1. What Is Ethics?

Ethics can be understood as a set of principles that guide right and wrong behavior. While personal ethics evolve over time and help individuals navigate everyday decisions, data analysis requires more than individual moral judgment.

Because analysts bring personal and subconscious biases into their work, relying solely on personal ethics is not enough. This is where data ethics becomes essential.


2. What Is Data Ethics?

Data ethics refers to well-founded standards of right and wrong that guide how data is:

  • Collected
  • Shared
  • Stored
  • Analyzed
  • Used

The ability to collect and process large amounts of data is relatively new, so ethical standards and regulations continue to evolve alongside technology.

Governments and organizations recognize the importance of protecting individuals and their data, which has led to data protection laws such as the GDPR (General Data Protection Regulation) in the European Union.


3. Why Data Ethics Matters

Data ethics addresses the responsibility organizations have toward individuals whose data they collect. Ethical data practices help ensure:

  • Fairness
  • Accountability
  • Transparency
  • Protection of individual rights

Issues related to bias, privacy, and misuse of data can have serious social consequences if not handled responsibly.


4. Key Areas of Data Ethics

Six major aspects of data ethics help guide responsible data practices:

  1. Ownership
  2. Transaction Transparency
  3. Consent
  4. Currency
  5. Privacy
  6. Openness

This summary focuses on the first four.


5. Ownership

Ownership addresses the question: Who owns the data?

Core principle

  • Individuals own the raw data they provide
  • Organizations do not own personal data simply because they collected or processed it

Implications

  • Individuals have primary control over:
    • How their data is used
    • How it is processed
    • How it is shared

6. Transaction Transparency

Transaction transparency means that:

  • Data processing activities and algorithms should be understandable and explainable to individuals whose data is used

Why transparency matters

  • Helps identify and reduce biased outcomes
  • Builds trust between individuals and organizations
  • Allows individuals to question or challenge unfair results

Transparent analysis gives people the ability to evaluate whether data-driven outcomes are fair and reasonable.


7. Consent

Consent is an individual’s right to be informed before providing data.
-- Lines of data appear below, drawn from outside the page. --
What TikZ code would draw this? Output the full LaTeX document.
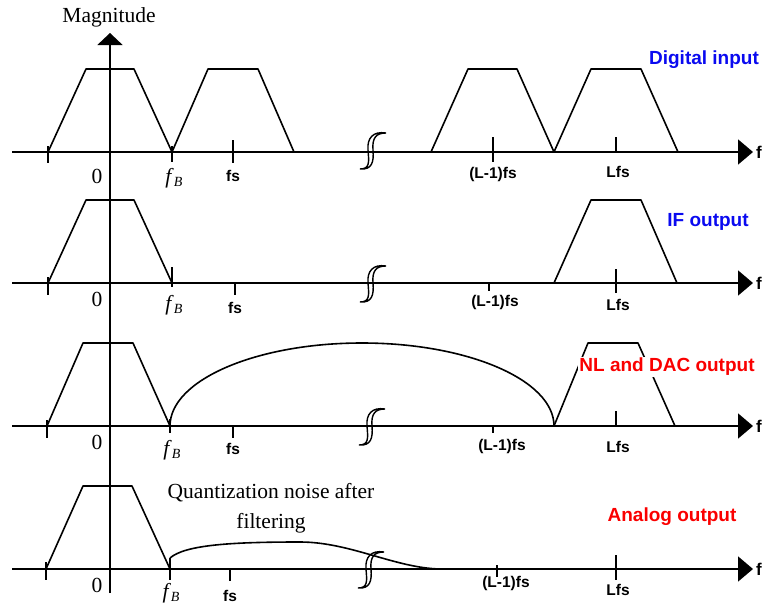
\documentclass[tikz,border=0pt]{standalone}
\usepackage{fontspec}
\setmainfont{Liberation Serif}
\setsansfont{Liberation Sans}
\usetikzlibrary{arrows.meta}
\definecolor{labblue}{RGB}{10,10,240}
\definecolor{labred}{RGB}{250,0,0}
\tikzset{
  sig/.style={line width=1.6pt, line join=round},
  haxis/.style={line width=1.8pt, -{Triangle[width=25pt,length=15pt]}},
  vaxis/.style={line width=1.8pt, -{Triangle[width=25pt,length=12pt]}},
  tickmark/.style={line width=1.5pt},
  brk/.style={line width=1.4pt},
  serif/.style={font=\fontsize{21.5}{23}\selectfont, inner sep=0pt},
  ticklab/.style={font=\sffamily\bfseries\fontsize{15.5}{15.5}\selectfont, inner sep=0pt},
  flab/.style={font=\sffamily\bfseries\fontsize{17}{17}\selectfont, inner sep=0pt, anchor=west},
  title/.style={font=\sffamily\bfseries\fontsize{19}{19}\selectfont, inner sep=1pt},
  breaksym/.pic={
    \draw[brk] (14,-17) .. controls (1,-19) and (-5,-12) .. (-4,0)
      .. controls (-3,12) and (-2,19) .. (-12,19)
      .. controls (0,20) and (2,12) .. (1,0)
      .. controls (0,-12) and (4,-17) .. (14,-17);
  }
}
\newcommand{\fBlab}{\textit{f}\raisebox{-0.35ex}{\fontsize{14}{14}\selectfont\textit{B}}}
\begin{document}
\begin{tikzpicture}[x=1pt,y=-1pt]
\useasboundingbox (0,0) rectangle (764,605);

% vertical axis
\coordinate (vb) at (110,593);
\coordinate (vt) at (110,33);
\draw[vaxis] (vb) -- (vt);
\node[serif] (mag) at (109,17) {Magnitude};

% ================= Panel 1 =================
\coordinate (a1s) at (12,152);
\coordinate (a1e) at (753,152);
\draw[haxis] (a1s) -- (a1e);
\node[flab] (f1) at (756,152) {f};
\draw[tickmark] (48,146) -- (48,163);
\draw[tickmark] (172,146) -- (172,162);
\draw[tickmark] (233,140) -- (233,163);
\draw[tickmark] (493,137) -- (493,162);
\draw[tickmark] (616,137) -- (616,152);
\draw[sig] (48,152) -- (86,69) -- (134,69) -- (172,152) -- (208,69) -- (258,69) -- (294,152);
\draw[sig] (431,152) -- (468,69) -- (517,69) -- (554,152) -- (591,69) -- (641,69) -- (678,152);
\pic at (372,150) {breaksym};
\node[serif] (z1) at (97,176) {0};
\node[serif] (fb1) at (174,178) {\fBlab};
\node[ticklab] (fs1) at (233,176) {fs};
\node[ticklab] (lm1) at (493,174) {(L-1)fs};
\node[ticklab] (l1) at (618,172) {Lfs};
\node[title, text=labblue] (t1) at (704,60) {Digital input};

% ================= Panel 2 =================
\coordinate (a2s) at (12,283);
\coordinate (a2e) at (753,283);
\draw[haxis] (a2s) -- (a2e);
\node[flab] (f2) at (756,283) {f};
\draw[tickmark] (48,277) -- (48,295);
\draw[tickmark] (172,267) -- (172,287);
\draw[tickmark] (235,283) -- (235,295);
\draw[tickmark] (489,283) -- (489,291);
\draw[tickmark] (616,269) -- (616,293);
\draw[sig] (48,283) -- (86,200) -- (134,200) -- (172,283);
\draw[sig] (554,283) -- (591,200) -- (641,200) -- (677,283);
\pic at (372,283) {breaksym};
\node[serif] (z2) at (97,299) {0};
\node[serif] (fb2) at (174,305) {\fBlab};
\node[ticklab] (fs2) at (235,308) {fs};
\node[ticklab] (lm2) at (495,302) {(L-1)fs};
\node[ticklab] (l2) at (618,305) {Lfs};
\node[title, text=labblue] (t2) at (708,222) {IF output};

% ================= Panel 3 =================
\coordinate (a3s) at (12,426);
\coordinate (a3e) at (753,426);
\draw[haxis] (a3s) -- (a3e);
\node[flab] (f3) at (756,426) {f};
\draw[tickmark] (47,420) -- (47,438);
\draw[tickmark] (170,419) -- (170,433);
\draw[tickmark] (233,426) -- (233,438);
\draw[tickmark] (493,426) -- (493,433);
\draw[tickmark] (616,411) -- (616,426);
\draw[sig] (47,426) -- (83,343) -- (133,343) -- (170,426);
\coordinate (n3s) at (170,426);
\coordinate (n3p) at (362,343);
\coordinate (n3e) at (554,426);
\draw[sig] (n3s) .. controls (170,380.2) and (255.9,343) .. (n3p)
               .. controls (468.1,343) and (554,380.2) .. (n3e);
\draw[sig] (554,426) -- (588,343) -- (638,343) -- (675,426);
\pic at (371,426) {breaksym};
\node[serif] (z3) at (97,442) {0};
\node[serif] (fb3) at (172,450) {\fBlab};
\node[ticklab] (fs3) at (233,449) {fs};
\node[ticklab] (lm3) at (502,446) {(L-1)fs};
\node[ticklab] (l3) at (618,447) {Lfs};
\node[title, text=labred, fill=white] (t3) at (667,367) {NL and DAC output};

% ================= Panel 4 =================
\coordinate (a4s) at (12,569);
\coordinate (a4e) at (753,569);
\draw[haxis] (a4s) -- (a4e);
\node[flab] (f4) at (756,569) {f};
\draw[tickmark] (46,562) -- (46,580);
\draw[tickmark] (170,558) -- (170,580);
\draw[tickmark] (230,569) -- (230,581);
\draw[tickmark] (497,565) -- (497,577);
\draw[tickmark] (616,555) -- (616,580);
\draw[sig] (46,569) -- (83,486) -- (132,486) -- (170,569);
\coordinate (q4s) at (170,558);
\coordinate (q4m) at (300,542);
\coordinate (q4e) at (440,569);
\draw[sig] (q4s) .. controls (185,545) and (230,542) .. (q4m)
               .. controls (350,542) and (395,568) .. (q4e);
\pic at (370,569) {breaksym};
\node[serif] (z4) at (97,585) {0};
\node[serif] (fb4) at (171,593) {\fBlab};
\node[ticklab] (fs4) at (230,596) {fs};
\node[ticklab] (lm4) at (506,583) {(L-1)fs};
\node[ticklab] (l4) at (618,590) {Lfs};
\node[serif, align=center, font=\fontsize{21.5}{30}\selectfont] (qn) at (271,508) {Quantization noise after\\filtering};
\node[title, text=labred] (t4) at (672,517) {Analog output};
\end{tikzpicture}
\end{document}
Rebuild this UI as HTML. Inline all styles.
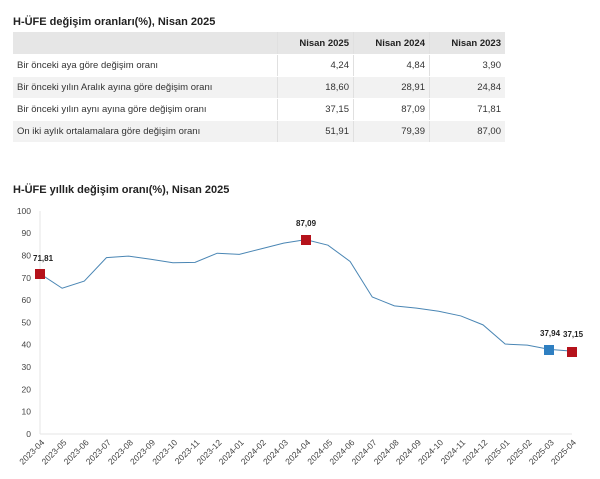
<!DOCTYPE html>
<html><head><meta charset="utf-8"><style>
body{margin:0;width:600px;height:479px;background:#fff;font-family:"Liberation Sans",sans-serif;color:#333;overflow:hidden;position:relative}
.t{position:absolute;left:13px;font-weight:bold;font-size:11px;color:#222}
table{position:absolute;left:13px;top:32px;width:492px;border-collapse:collapse;font-size:9.5px}
td,th{height:21px;padding:0 4px;border-right:1px solid #e0e0e0;border-bottom:1px solid #fff}
th{background:#e6e6e6;text-align:right;font-weight:bold;color:#222;height:22px}
td.n{text-align:right;width:67px}
tr:nth-child(odd) td{background:#f2f2f2}
tr td:last-child,tr th:last-child{border-right:none}
</style></head><body>
<div class="t" style="top:16px">H-ÜFE değişim oranları(%), Nisan 2025</div>
<table>
<tr><th style="width:256px"></th><th>Nisan 2025</th><th>Nisan 2024</th><th>Nisan 2023</th></tr>
<tr><td>Bir önceki aya göre değişim oranı</td><td class="n">4,24</td><td class="n">4,84</td><td class="n">3,90</td></tr>
<tr><td>Bir önceki yılın Aralık ayına göre değişim oranı</td><td class="n">18,60</td><td class="n">28,91</td><td class="n">24,84</td></tr>
<tr><td>Bir önceki yılın aynı ayına göre değişim oranı</td><td class="n">37,15</td><td class="n">87,09</td><td class="n">71,81</td></tr>
<tr><td>On iki aylık ortalamalara göre değişim oranı</td><td class="n">51,91</td><td class="n">79,39</td><td class="n">87,00</td></tr>
</table>
<div class="t" style="top:184px">H-ÜFE yıllık değişim oranı(%), Nisan 2025</div>
<svg width="600" height="479" style="position:absolute;left:0;top:0" font-family="Liberation Sans,sans-serif">
<g font-size="8.5" fill="#444" text-anchor="end" id="y"></g>
<line x1="40" y1="211" x2="40" y2="434" stroke="#e6e6e6"/>
<line x1="40" y1="434" x2="572" y2="434" stroke="#e6e6e6"/>
<polyline id="ln" fill="none" stroke="#4a86b4" stroke-width="1"/>
<g id="xl" font-size="8.5" fill="#444" text-anchor="end"></g>
<rect x="35" y="269" width="10" height="10" fill="#b5121b"/>
<rect x="301" y="235" width="10" height="10" fill="#b5121b"/>
<rect x="544" y="345" width="10" height="10" fill="#2f7fc1"/>
<rect x="567" y="347" width="10" height="10" fill="#b5121b"/>
<g font-size="8" font-weight="bold" fill="#222">
<text x="33" y="261">71,81</text><text x="296" y="226">87,09</text>
<text x="540" y="336">37,94</text><text x="563" y="337">37,15</text></g>
</svg>
<script>
var v=[71.81,65.3,68.5,79,79.7,78.3,76.7,76.9,81,80.5,83,85.5,87.09,84.6,77.3,61.4,57.4,56.4,55,52.9,48.9,40.3,39.8,37.94,37.15];
var ns="http://www.w3.org/2000/svg",p=[],xl=document.getElementById('xl'),yg=document.getElementById('y');
function Y(a){return 434-a*2.232}
for(var i=0;i<=10;i++){var t=document.createElementNS(ns,'text');t.setAttribute('x',31);t.setAttribute('y',Y(i*10)+3);t.textContent=i*10;yg.appendChild(t);}
for(var i=0;i<25;i++){var x=40+i*22.15;p.push(x+','+Y(v[i]));
var m=(3+i)%12+1,yr=2023+Math.floor((3+i)/12);
var t=document.createElementNS(ns,'text');t.setAttribute('transform','translate('+(x+5)+',443) rotate(-45)');t.textContent=yr+'-'+(m<10?'0':'')+m;xl.appendChild(t);}
document.getElementById('ln').setAttribute('points',p.join(' '));
</script>
</body></html>
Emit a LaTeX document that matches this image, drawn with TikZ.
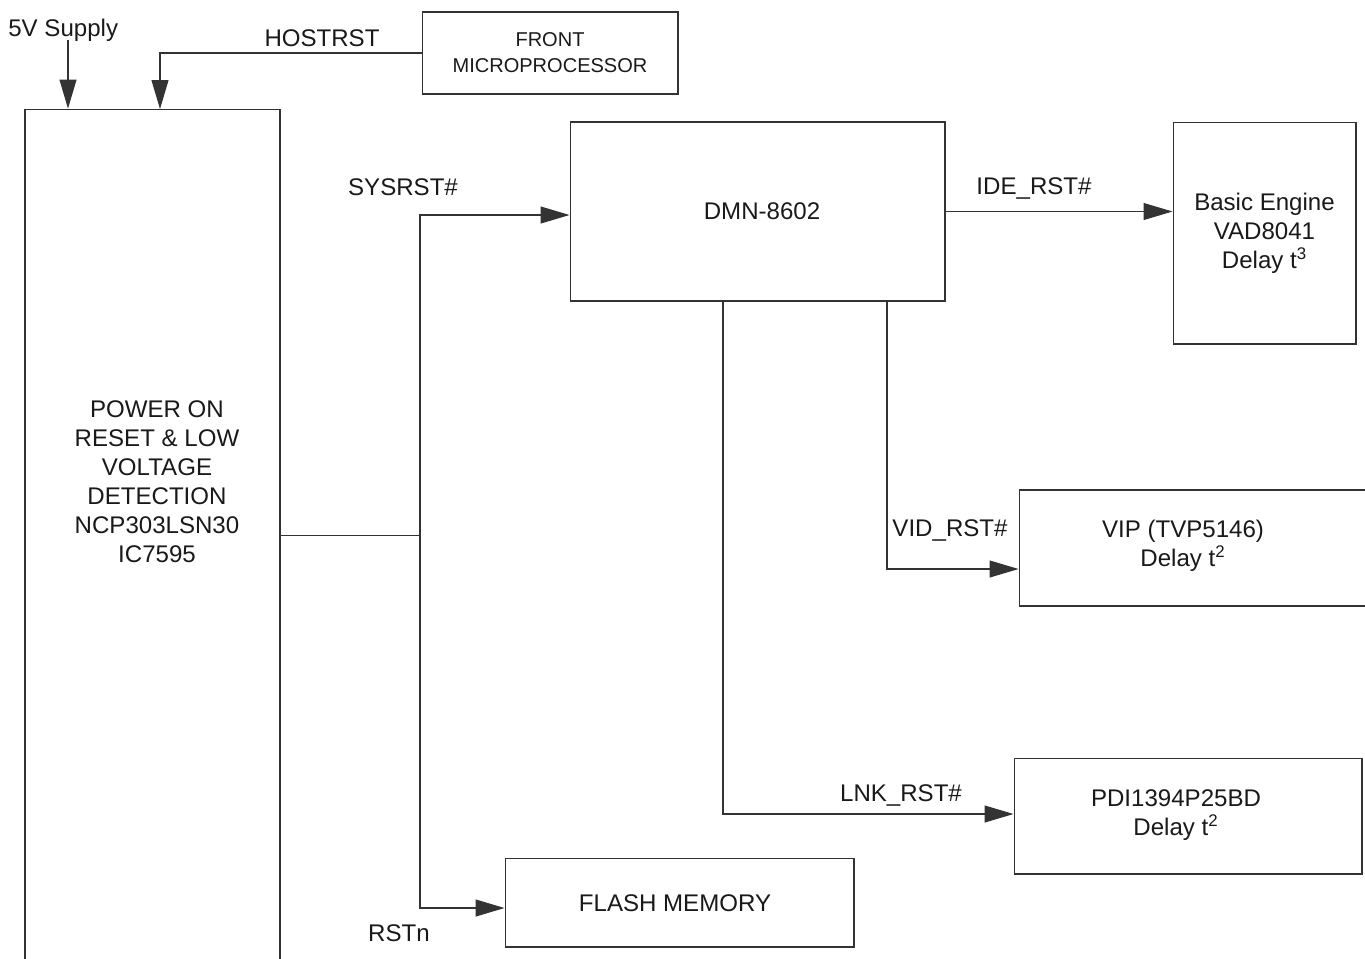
\documentclass[tikz,border=0pt]{standalone}
\usepackage{fontspec}
\setmainfont{Liberation Sans}
\usetikzlibrary{arrows.meta,positioning}

\begin{document}
\begin{tikzpicture}[x=0.02cm,y=-0.02cm,
    blk/.style={draw=black!80,line width=0.6pt,inner sep=0pt,align=center,
      text=black!90,font=\fontsize{13.7}{16.5}\selectfont},
    sig/.style={draw=black!80,line width=0.6pt,
      -{Triangle[length=0.58cm,width=0.34cm]}},
    wire/.style={draw=black!80,line width=0.6pt},
    lbl/.style={inner sep=0pt,text=black!90,font=\fontsize{13.7}{16.5}\selectfont}]
	\useasboundingbox (0,0) rectangle (1365,958);
	% boxes
	\node[blk,minimum width=5.1cm,minimum height=17.06cm] (pwr) at (152.5,535.5) {};
	\node[lbl,align=center] (pwrtext) at (157,482) {POWER ON\\RESET \& LOW\\VOLTAGE\\DETECTION\\NCP303LSN30\\IC7595};
	\node[blk,minimum width=5.12cm,minimum height=1.64cm,font=\fontsize{11.4}{14.7}\selectfont] (front) at (550,53) {FRONT\\MICROPROCESSOR};
	\node[blk,minimum width=7.5cm,minimum height=3.58cm] (dmn) at (757.5,211.5) {};
	\node[lbl] (dmntext) at (762,211) {DMN-8602};
	\node[blk,minimum width=3.66cm,minimum height=4.44cm] (be) at (1264.5,233) {Basic Engine\\VAD8041\\Delay t\textsuperscript{3}};
	\node[blk,minimum width=6.94cm,minimum height=2.32cm] (vip) at (1192.5,548) {};
	\node[lbl,align=center] (viptext) at (1183,546) {VIP (TVP5146)\\Delay t\textsuperscript{2}};
	\node[blk,minimum width=6.96cm,minimum height=2.32cm] (pdi) at (1188,816) {};
	\node[lbl,align=center] (pditext) at (1176,815) {PDI1394P25BD\\Delay t\textsuperscript{2}};
	\node[blk,minimum width=6.98cm,minimum height=1.78cm] (flash) at (679.5,902.5) {};
	\node[lbl] (flashtext) at (675,903) {FLASH MEMORY};
	% inputs
	\coordinate (v5) at (68,40);
	\coordinate (hostin) at (160,109);
	\draw[sig] (v5) -- (v5 |- pwr.north);
	\draw[sig] (front.west) -| (hostin);
	% reset tree
	\coordinate (junc) at (420,535.5);
	\draw[wire] (pwr.east) -- (junc);
	\draw[sig] (junc) |- ([yshift=-0.07cm]dmn.west);
	\draw[sig] (junc) |- ([yshift=-0.11cm]flash.west);
	\draw[sig] (dmn.east) -- (be.west |- dmn.east);
	\draw[sig] ([xshift=2.59cm]dmn.south) |- ([yshift=-0.42cm]vip.west);
	\draw[sig] ([xshift=-0.69cm]dmn.south) |- ([yshift=0.04cm]pdi.west);
	% labels
	\node[lbl,anchor=west] (l5v) at (8,30) {5V Supply};
	\node[lbl] (lhost) at (322,38) {HOSTRST};
	\node[lbl] (lsys) at (403,187) {SYSRST\#};
	\node[lbl] (lide) at (1034,188) {IDE\_RST\#};
	\node[lbl] (lvid) at (950,530) {VID\_RST\#};
	\node[lbl] (llnk) at (901,795) {LNK\_RST\#};
	\node[lbl] (lrst) at (399,933) {RSTn};
\end{tikzpicture}
\end{document}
Meaningful consent includes clarity on:

  • Why the data is being collected
  • How the data will be used
  • How long the data will be stored

Common consent practices

  • Ideally, consent is given through clear communication
  • In digital environments, consent often appears as:
    • Terms and conditions checkboxes
    • Linked privacy policies

Consent is especially important for protecting marginalized groups, who are often disproportionately affected by biased data practices.


8. Currency

Currency refers to awareness of the financial value and use of personal data.

Key considerations

  • Individuals should know if their data contributes to financial gain
  • Individuals should understand the scale and purpose of such transactions
  • Individuals should have the option to opt out

Currency ensures fairness when data is used to support business or commercial activities.


9. Why Ethical Data Practices Are Essential

Ethical data practices help:

  • Reduce harm caused by bias
  • Protect individual rights
  • Promote fairness and accountability
  • Maintain public trust in data-driven systems

Data ethics is not optional—it is a foundational responsibility in data analysis.


10. Key Takeaways

  • Ethics guide decisions about right and wrong
  • Data ethics governs responsible data collection and use
  • Personal bias makes ethical standards necessary
  • Ownership belongs to individuals, not organizations
  • Transparency builds trust and reduces bias
  • Consent ensures informed participation
  • Currency highlights financial implications of data use
  • Ethical data practices protect individuals and society

One-sentence summary

Data ethics establishes essential standards—such as ownership, transparency, consent, and fairness—that ensure data is collected and used responsibly, ethically, and with respect for individual rights.